:: Source material

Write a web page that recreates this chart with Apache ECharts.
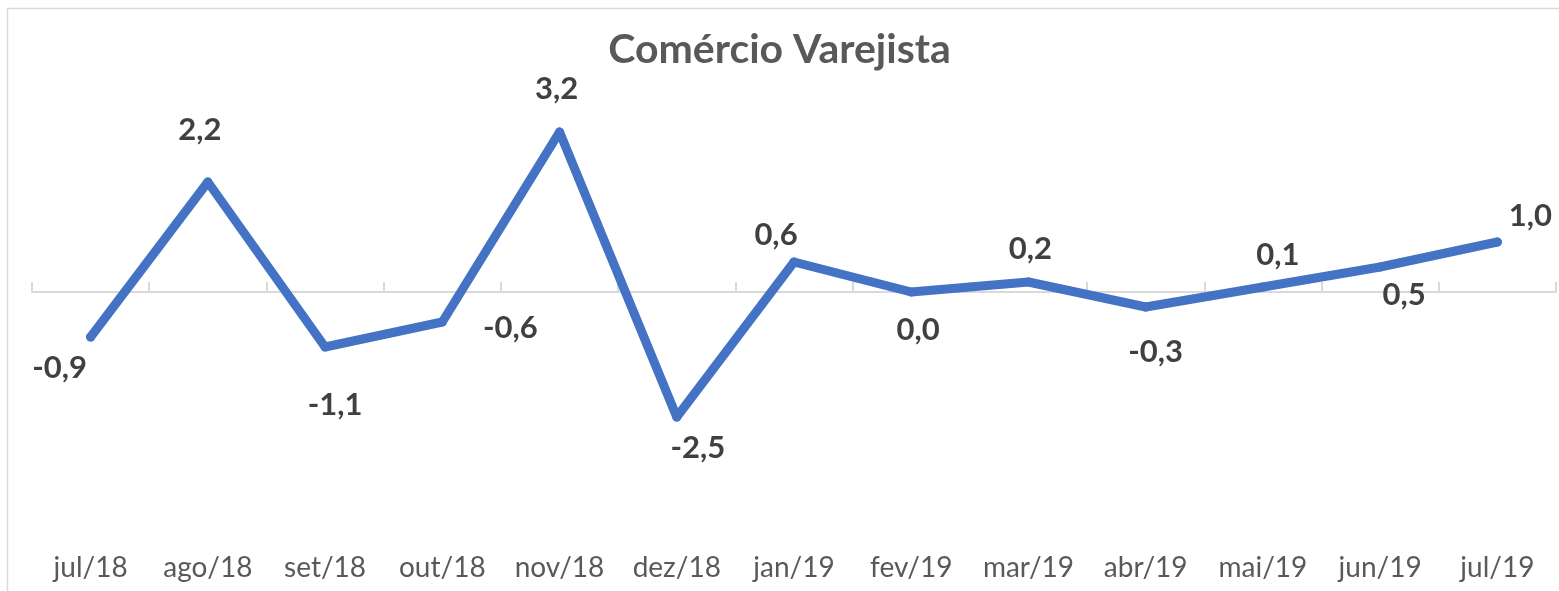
<!DOCTYPE html>
<html>
<head>
<meta charset="utf-8">
<script src="https://cdn.jsdelivr.net/npm/echarts@6/dist/echarts.min.js"></script>
<style>
  html, body { margin: 0; padding: 0; background: #fff; }
  #chart { width: 1559px; height: 591px; }
</style>
</head>
<body>
<div id="chart"></div>
<script>
  // categorias (meses) e variação mensal
  const meses = ['jul/18', 'ago/18', 'set/18', 'out/18', 'nov/18', 'dez/18', 'jan/19',
    'fev/19', 'mar/19', 'abr/19', 'mai/19', 'jun/19', 'jul/19'];
  const variacao = [-0.9, 2.2, -1.1, -0.6, 3.2, -2.5, 0.6, 0.0, 0.2, -0.3, 0.1, 0.5, 1.0];
  // deslocamento dos rótulos, como no gráfico original
  const rotuloOffset = [[-31, 31], [-8, -52], [10, 58], [68, 6], [-3, -43], [21, 31], [-18, -27],
    [7, 38], [2, -33], [10, 45], [15, -32], [24, 28], [33, -26]];

  const chart = echarts.init(document.getElementById('chart'));
  chart.setOption({
    backgroundColor: '#fff',
    animation: false,
    title: {
      text: 'Comércio Varejista',
      left: 'center',
      top: 24,
      textStyle: { fontFamily: 'Lato', fontSize: 41, fontWeight: 'bold', color: '#595959' }
    },
    graphic: [{
      type: 'rect',
      shape: { x: 7.5, y: 8.5, width: 1600, height: 700 },
      style: { fill: 'none', stroke: '#d9d9d9', lineWidth: 1.5 },
      silent: true
    }],
    grid: { left: 32, right: 3, top: 92, bottom: 49 },
    xAxis: [{
      type: 'category',
      data: meses,
      position: 'bottom',
      axisLine: { show: false, onZero: false },
      axisTick: { show: false },
      axisLabel: { interval: 0, hideOverlap: false, fontFamily: 'Lato', fontSize: 28, color: '#595959', margin: 12 }
    }, {
      type: 'category',
      data: meses,
      position: 'top',
      axisLine: { onZero: true, lineStyle: { color: '#d9d9d9', width: 2 } },
      axisTick: { show: true, inside: false, length: 10, lineStyle: { color: '#d9d9d9', width: 2 } },
      axisLabel: { show: false }
    }],
    yAxis: {
      type: 'value',
      min: -5,
      max: 4,
      show: false,
      splitLine: { show: false }
    },
    series: [{
      type: 'line',
      xAxisIndex: 0,
      data: variacao.map((v, i) => ({
        value: v,
        label: { offset: rotuloOffset[i] }
      })),
      symbol: 'circle',
      symbolSize: 9,
      itemStyle: { color: '#4472c4' },
      lineStyle: { color: '#4472c4', width: 9, cap: 'round', join: 'round' },
      label: {
        show: true,
        position: 'inside',
        fontFamily: 'Lato',
        fontSize: 31,
        fontWeight: 'bold',
        color: '#404040',
        formatter: p => p.value.toFixed(1).replace('.', ',')
      }
    }]
  });
</script>
</body>
</html>
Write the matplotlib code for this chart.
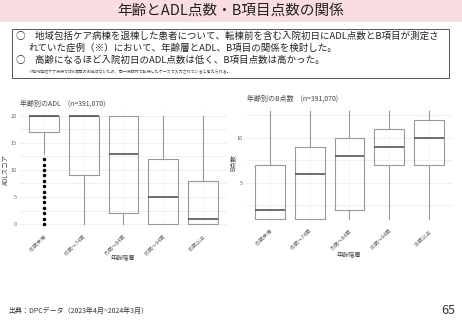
import numpy as np
import matplotlib.pyplot as plt
from matplotlib.patches import Rectangle

plt.rcParams['font.family'] = ['Noto Sans CJK JP', 'DejaVu Sans']

# données
groupes = ["65歳未満", "65歳～74歳", "75歳～84歳", "85歳～94歳", "95歳以上"]

adl_q1 = [17, 9, 2, 0, 0]
adl_med = [20, 20, 13, 5, 1]
adl_q3 = [20, 20, 20, 12, 8]
adl_bas = [13, 0, 0, 0, 0]
adl_haut = [20, 20, 20, 20, 20]
adl_outliers = [list(range(0, 13)), [], [], [], []]

b_q1 = [1, 1, 2, 7, 7]
b_med = [2, 6, 8, 9, 10]
b_q3 = [7, 9, 10, 11, 12]
b_bas = [1, 1, 1, 1, 1]
b_haut = [13, 13, 13, 13, 13]


def stats(q1, med, q3, bas, haut, fl=None):
    out = []
    for i in range(len(q1)):
        out.append(dict(q1=q1[i], med=med[i], q3=q3[i], whislo=bas[i], whishi=haut[i],
                        fliers=fl[i] if fl else []))
    return out


fig = plt.figure(figsize=(4.62, 3.2), dpi=100)

# bandeau titre
fig.patches.append(Rectangle((0, 1 - 22 / 320), 1, 22 / 320, transform=fig.transFigure,
                             facecolor="#fadde3", edgecolor="none", zorder=0))
fig.text(0.5, 1 - 11 / 320, "年齢とADL点数・B項目点数の関係", ha="center", va="center",
         fontsize=10.5, color="#222222")

# encadré
fig.patches.append(Rectangle((12 / 462, 1 - 78 / 320), (449 - 12) / 462, 49 / 320,
                             transform=fig.transFigure, facecolor="white",
                             edgecolor="#555555", linewidth=0.7))
fig.text(16 / 462, 1 - 36 / 320, "○　地域包括ケア病棟を退棟した患者について、転棟前を含む入院初日にADL点数とB項目が測定さ",
         fontsize=6.8, va="center", color="#222222")
fig.text(28 / 462, 1 - 48 / 320, "れていた症例（※）において、年齢層とADL、B項目の関係を検討した。",
         fontsize=6.8, va="center", color="#222222")
fig.text(16 / 462, 1 - 60 / 320, "○　高齢になるほど入院初日のADL点数は低く、B項目点数は高かった。",
         fontsize=6.8, va="center", color="#222222")
fig.text(28 / 462, 1 - 71.5 / 320, "※地域包括ケア病棟ではB項目の測定はないため、同一病院内で転棟したケースで入力されていると考えられる。",
         fontsize=2.9, va="center", color="#444444")

ax1 = fig.add_axes([20.2 / 462, 0.283, 0.447, 0.372])
ax2 = fig.add_axes([246.2 / 462, 0.2997, 0.447, 0.371])

boxprops = dict(color="#999999", linewidth=0.8)
kw = dict(widths=0.75, patch_artist=False, boxprops=boxprops,
          whiskerprops=dict(color="#999999", linewidth=0.8),
          capprops=dict(linewidth=0),
          medianprops=dict(color="#555555", linewidth=1.2),
          flierprops=dict(marker="o", markersize=1.5, markerfacecolor="black",
                          markeredgecolor="black"))

ax1.bxp(stats(adl_q1, adl_med, adl_q3, adl_bas, adl_haut, adl_outliers),
        positions=range(1, 6), **kw)
ax2.bxp(stats(b_q1, b_med, b_q3, b_bas, b_haut), positions=range(1, 6), **kw)

for ax, ylab in [(ax1, "ADLスコア"), (ax2, "B点数")]:
    ax.set_xlim(0.4, 5.6)
    for s in ax.spines.values():
        s.set_visible(False)
    ax.set_xticks(range(1, 6))
    ax.set_xticklabels(groupes, rotation=45, ha="right", rotation_mode="anchor",
                       fontsize=3.8, color="#555555")
    ax.tick_params(axis="y", length=0, pad=2.5, labelsize=4, labelcolor="#666666")
    ax.tick_params(axis="x", length=0, pad=3)
    ax.grid(True, axis="y", which="both", color="#eeeeee", linewidth=0.6)
    ax.grid(True, axis="x", color="#f4f4f4", linewidth=0.5)
    ax.set_axisbelow(True)
    ax.set_xlabel("年齢階層", fontsize=4.4, color="#444444")
    ax.set_ylabel(ylab, fontsize=4.6, color="#444444")
    ax.xaxis.label.set_va("center")
    ax.yaxis.label.set_va("center")

ax1.xaxis.set_label_coords(0.5, -0.245)
ax2.xaxis.set_label_coords(0.5, -0.265)
ax1.yaxis.set_label_coords(-0.07, 0.5)
ax2.yaxis.set_label_coords(-0.066, 0.52)

ax1.set_ylim(-1, 21)
ax1.set_yticks([0, 5, 10, 15, 20])
ax1.set_yticks([2.5, 7.5, 12.5, 17.5], minor=True)
ax1.tick_params(which="minor", length=0)
ax2.set_ylim(0.4, 13.6)
ax2.set_yticks([5, 10])
ax2.set_yticks([2.5, 7.5, 12.5], minor=True)
ax2.tick_params(which="minor", length=0)

fig.text(20 / 462, 1 - 104 / 320, "年齢別のADL　(n=391,070)", fontsize=5, color="#444444", va="center")
fig.text(247 / 462, 1 - 99 / 320, "年齢別のB点数　(n=391,070)", fontsize=5, color="#444444", va="center")

# pied de page
fig.text(8 / 462, 1 - 311 / 320, "出典：DPCデータ（2023年4月~2024年3月）", fontsize=5, color="#333333", va="center")
fig.text(455 / 462, 1 - 310 / 320, "65", fontsize=9, color="#333333", va="center", ha="right")

fig.savefig("out.png", dpi=100)
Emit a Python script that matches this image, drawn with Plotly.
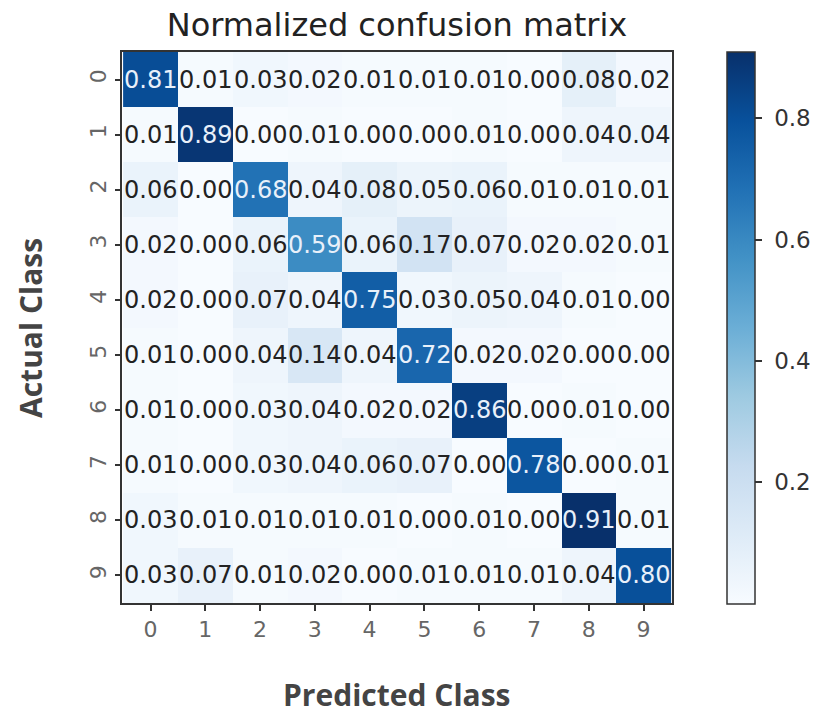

::::

> [Job] Leaving out the pictures, extract the stretch from the line holding "Write the matplotlib code for this chart." through the line holding "b_haut = [13, 13, 13, 13, 13]", word for word.

> [Expected answer]
Write the matplotlib code for this chart.
import numpy as np
import matplotlib.pyplot as plt
from matplotlib.patches import Rectangle

plt.rcParams['font.family'] = ['Noto Sans CJK JP', 'DejaVu Sans']

# données
groupes = ["65歳未満", "65歳～74歳", "75歳～84歳", "85歳～94歳", "95歳以上"]

adl_q1 = [17, 9, 2, 0, 0]
adl_med = [20, 20, 13, 5, 1]
adl_q3 = [20, 20, 20, 12, 8]
adl_bas = [13, 0, 0, 0, 0]
adl_haut = [20, 20, 20, 20, 20]
adl_outliers = [list(range(0, 13)), [], [], [], []]

b_q1 = [1, 1, 2, 7, 7]
b_med = [2, 6, 8, 9, 10]
b_q3 = [7, 9, 10, 11, 12]
b_bas = [1, 1, 1, 1, 1]
b_haut = [13, 13, 13, 13, 13]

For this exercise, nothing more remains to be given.